Not only that, but recent news has highlighted the security vulnerabilities found with email systems. Take the Groklaw scandal, Google’s recent “privacy” outburst and let’s not forget the “human error” problem. Many high-profile data breaches have been caused by emails – the most recent being Aberdeen council’s blunder which cost it £100,000. Collectively, these events help build the business case for other collaboration tools, driving the devolution of email into a less relied upon method of communication.

With these security concerns in mind, there’s certainly a clear business case for rejecting email in favour of a collaboration platform purely specialising in document exchange, especially since secure document transfer is still often done by physical courier to obtain the necessary proof of delivery that email cannot reliably deliver.

Email tends to leave multiple copies of vital documents on the system, for example, in the sender’s sent box, archives and the recipient’s mailbox – sometimes even the recipient’s hard drive. Cleaning up the trail to delete the document is almost impossible if email transport is used.

Although, I think it is important to remember that email systems were never built for security; consider an email to be the electronic equivalent of sending a postcard with your message written on it.

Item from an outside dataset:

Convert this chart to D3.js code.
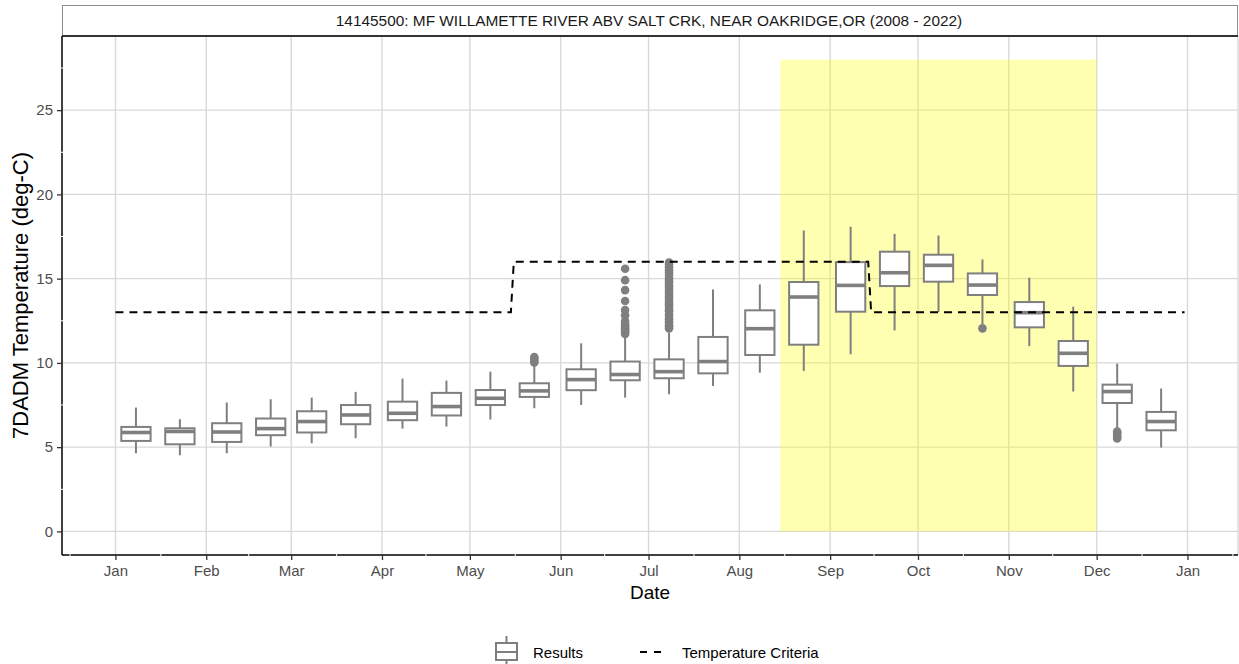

It is possible to layer encryption on top of emails, but this requires the recipient to have suitable software setup to de-crypt the package, as well as an alternative transport route to share the keys – in which case we are getting into more complex realms of sharing information.

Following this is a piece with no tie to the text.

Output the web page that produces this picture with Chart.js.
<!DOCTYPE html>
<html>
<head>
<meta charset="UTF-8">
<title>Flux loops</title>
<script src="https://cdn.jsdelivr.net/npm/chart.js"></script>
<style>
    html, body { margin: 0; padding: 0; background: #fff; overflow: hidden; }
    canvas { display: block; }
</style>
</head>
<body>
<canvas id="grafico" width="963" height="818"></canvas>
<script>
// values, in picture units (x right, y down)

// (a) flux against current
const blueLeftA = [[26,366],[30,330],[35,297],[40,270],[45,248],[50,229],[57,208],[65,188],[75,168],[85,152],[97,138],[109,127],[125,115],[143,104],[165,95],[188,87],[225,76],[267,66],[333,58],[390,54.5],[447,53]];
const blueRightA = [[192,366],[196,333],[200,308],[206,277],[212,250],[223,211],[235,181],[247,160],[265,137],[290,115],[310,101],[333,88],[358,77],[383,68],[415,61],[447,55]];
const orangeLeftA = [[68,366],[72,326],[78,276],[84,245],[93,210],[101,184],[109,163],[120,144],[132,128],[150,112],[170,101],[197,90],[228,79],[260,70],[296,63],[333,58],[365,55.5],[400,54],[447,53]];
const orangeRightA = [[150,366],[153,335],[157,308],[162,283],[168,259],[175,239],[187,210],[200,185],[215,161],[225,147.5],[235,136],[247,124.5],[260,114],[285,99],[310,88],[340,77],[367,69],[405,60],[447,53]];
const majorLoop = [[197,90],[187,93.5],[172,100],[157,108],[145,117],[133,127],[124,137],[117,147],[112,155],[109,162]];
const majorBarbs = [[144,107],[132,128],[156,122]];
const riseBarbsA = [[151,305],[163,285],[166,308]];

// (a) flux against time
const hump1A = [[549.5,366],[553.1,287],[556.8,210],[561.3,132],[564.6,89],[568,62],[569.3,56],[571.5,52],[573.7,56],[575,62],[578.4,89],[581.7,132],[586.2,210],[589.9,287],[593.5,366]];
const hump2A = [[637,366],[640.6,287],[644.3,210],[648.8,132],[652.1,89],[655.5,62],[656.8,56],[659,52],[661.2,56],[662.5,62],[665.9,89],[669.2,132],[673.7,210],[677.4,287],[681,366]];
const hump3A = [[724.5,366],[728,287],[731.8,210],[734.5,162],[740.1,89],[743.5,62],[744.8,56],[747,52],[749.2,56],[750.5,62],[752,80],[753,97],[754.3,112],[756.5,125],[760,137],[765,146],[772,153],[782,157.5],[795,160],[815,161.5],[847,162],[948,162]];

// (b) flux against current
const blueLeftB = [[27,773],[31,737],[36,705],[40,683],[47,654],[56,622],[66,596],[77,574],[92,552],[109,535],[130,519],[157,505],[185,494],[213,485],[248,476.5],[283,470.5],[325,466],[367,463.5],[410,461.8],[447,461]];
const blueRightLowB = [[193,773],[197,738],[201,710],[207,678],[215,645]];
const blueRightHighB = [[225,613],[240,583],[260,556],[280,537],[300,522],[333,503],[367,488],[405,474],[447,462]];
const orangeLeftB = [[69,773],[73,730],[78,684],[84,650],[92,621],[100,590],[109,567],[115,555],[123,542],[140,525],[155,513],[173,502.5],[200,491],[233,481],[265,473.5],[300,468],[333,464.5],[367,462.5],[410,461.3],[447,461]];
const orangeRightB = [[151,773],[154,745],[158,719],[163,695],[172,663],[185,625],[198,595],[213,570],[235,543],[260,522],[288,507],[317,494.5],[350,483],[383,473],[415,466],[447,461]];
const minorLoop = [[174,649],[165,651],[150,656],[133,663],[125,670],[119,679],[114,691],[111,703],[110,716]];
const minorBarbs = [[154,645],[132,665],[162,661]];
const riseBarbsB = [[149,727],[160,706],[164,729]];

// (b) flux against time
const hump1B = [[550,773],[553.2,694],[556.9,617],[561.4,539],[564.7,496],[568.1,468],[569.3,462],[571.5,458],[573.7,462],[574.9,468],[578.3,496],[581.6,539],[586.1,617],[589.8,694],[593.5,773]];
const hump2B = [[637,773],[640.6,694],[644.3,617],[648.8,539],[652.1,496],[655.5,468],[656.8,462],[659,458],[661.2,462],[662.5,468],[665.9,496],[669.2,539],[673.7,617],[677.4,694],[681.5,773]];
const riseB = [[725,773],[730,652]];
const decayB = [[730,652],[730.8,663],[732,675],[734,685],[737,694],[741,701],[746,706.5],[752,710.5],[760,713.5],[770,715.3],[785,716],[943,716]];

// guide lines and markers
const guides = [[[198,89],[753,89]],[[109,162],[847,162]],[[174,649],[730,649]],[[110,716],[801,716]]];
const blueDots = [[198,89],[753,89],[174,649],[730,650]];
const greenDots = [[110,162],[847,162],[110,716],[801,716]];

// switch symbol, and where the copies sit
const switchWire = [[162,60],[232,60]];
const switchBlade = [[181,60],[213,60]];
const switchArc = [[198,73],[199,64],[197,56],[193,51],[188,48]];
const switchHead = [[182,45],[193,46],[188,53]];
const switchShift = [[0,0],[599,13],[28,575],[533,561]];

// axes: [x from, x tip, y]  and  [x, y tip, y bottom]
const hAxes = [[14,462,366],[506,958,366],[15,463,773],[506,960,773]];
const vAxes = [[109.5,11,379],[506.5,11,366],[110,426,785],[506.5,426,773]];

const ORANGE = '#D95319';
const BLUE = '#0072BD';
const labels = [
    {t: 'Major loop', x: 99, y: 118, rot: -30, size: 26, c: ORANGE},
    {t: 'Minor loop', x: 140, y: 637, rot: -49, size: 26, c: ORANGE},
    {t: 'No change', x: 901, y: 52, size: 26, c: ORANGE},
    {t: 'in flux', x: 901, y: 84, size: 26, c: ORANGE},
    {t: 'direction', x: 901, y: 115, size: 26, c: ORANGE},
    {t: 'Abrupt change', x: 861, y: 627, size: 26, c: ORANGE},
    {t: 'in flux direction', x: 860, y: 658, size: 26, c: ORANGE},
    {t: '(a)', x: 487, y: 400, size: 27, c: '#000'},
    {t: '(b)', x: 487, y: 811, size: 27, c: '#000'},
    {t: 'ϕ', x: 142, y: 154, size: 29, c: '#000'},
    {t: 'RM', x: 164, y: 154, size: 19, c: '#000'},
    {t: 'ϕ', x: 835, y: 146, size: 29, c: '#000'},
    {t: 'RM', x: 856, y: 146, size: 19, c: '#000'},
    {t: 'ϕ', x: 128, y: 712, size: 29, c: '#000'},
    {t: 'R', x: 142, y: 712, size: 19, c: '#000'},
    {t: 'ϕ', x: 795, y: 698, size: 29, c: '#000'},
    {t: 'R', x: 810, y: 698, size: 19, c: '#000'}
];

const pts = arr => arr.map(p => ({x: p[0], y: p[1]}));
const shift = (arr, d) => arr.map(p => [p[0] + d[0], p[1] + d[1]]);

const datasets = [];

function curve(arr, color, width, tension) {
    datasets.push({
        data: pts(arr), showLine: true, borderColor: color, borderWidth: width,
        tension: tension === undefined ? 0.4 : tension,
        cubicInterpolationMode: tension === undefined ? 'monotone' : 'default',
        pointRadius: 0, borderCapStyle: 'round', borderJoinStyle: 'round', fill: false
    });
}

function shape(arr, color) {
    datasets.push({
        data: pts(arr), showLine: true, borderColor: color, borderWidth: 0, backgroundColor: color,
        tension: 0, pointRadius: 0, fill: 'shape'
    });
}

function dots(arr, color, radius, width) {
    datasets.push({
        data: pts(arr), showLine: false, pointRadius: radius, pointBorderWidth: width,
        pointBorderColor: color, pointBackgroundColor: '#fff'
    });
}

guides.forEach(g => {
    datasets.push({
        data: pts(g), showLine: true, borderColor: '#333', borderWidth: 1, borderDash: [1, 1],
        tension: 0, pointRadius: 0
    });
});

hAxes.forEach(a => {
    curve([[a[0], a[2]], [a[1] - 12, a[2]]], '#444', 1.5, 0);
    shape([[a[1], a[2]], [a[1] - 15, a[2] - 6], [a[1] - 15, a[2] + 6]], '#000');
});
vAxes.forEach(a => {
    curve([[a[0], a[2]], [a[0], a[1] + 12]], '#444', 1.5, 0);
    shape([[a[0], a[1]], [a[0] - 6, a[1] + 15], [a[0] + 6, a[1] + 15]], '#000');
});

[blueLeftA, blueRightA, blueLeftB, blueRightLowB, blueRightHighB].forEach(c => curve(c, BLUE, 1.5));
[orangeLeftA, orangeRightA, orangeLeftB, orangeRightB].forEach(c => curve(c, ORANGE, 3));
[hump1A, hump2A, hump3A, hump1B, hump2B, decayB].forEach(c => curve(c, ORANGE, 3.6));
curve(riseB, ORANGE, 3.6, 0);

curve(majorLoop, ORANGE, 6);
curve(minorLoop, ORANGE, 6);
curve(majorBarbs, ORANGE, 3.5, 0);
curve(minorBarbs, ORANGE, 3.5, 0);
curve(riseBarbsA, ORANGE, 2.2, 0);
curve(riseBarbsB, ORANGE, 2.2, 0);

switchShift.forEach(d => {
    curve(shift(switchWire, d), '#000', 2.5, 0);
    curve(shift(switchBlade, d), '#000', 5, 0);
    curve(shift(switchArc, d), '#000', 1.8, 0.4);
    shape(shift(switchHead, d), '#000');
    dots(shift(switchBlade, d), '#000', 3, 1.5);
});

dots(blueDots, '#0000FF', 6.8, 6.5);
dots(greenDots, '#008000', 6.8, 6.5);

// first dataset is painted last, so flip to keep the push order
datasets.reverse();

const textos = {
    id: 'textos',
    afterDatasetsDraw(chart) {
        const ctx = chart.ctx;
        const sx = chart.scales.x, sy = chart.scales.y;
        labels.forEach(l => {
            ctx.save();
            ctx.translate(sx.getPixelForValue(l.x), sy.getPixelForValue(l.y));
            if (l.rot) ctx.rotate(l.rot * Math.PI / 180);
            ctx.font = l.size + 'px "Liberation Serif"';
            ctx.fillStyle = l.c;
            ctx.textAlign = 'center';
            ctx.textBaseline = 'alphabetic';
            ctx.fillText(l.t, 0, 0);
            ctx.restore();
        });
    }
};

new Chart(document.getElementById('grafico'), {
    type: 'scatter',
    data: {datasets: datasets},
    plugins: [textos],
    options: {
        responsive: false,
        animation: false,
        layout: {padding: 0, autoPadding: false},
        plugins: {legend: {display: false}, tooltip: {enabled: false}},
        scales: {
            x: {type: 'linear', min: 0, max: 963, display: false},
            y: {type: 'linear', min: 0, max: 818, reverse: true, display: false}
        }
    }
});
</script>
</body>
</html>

To avoid data leaks and serious corporate fines, organisations need better insight into what business content is being shared and who is sharing it. Worryingly, a recent survey by Intralinks found that only 30 per cent of organisations feel they have control over information shared outside of the firewall. It is clear from statistics like this that information exchange needs an overhaul.

Cloud-based communications tools which allow organisations to safely and securely share documents are gaining in popularity, but the market is very diluted and many businesses are not aware of the resources available to them. Companies operating in unregulated industries may see benefits in tools that have emerged from the consumer space, such as Dropbox.

Yet those in highly regulated and security conscious environments may require a platform that has been tried and tested in secure document exchange. These platforms allow content owners to authorise who sees what file and for how long, destroying its existence at the flick of a switch to eliminate the “human error” problem.

Today’s IT departments do not have control over information exchange, especially if email continues to be relied upon by most businesses to function day-to-day. Admittedly, we will never see “the back of email” for many years, as ageing in-house systems will need to be fully replaced by their cloud-based equivalents over time. With such emphasis on email alone, persuading organisations to overhaul their communications completely is a tricky business if employees are very familiar with one way of working.

Nevertheless, as more and more news comes to light on email surveillance and information breaches, the industry is building a stronger business case for other supporting tools which can help protect confidential documents normally shared over email. Email should evolve into a mechanism for notifying the user of a collaboration task, or providing an update on a status, rather than being the medium through which collaboration itself takes place.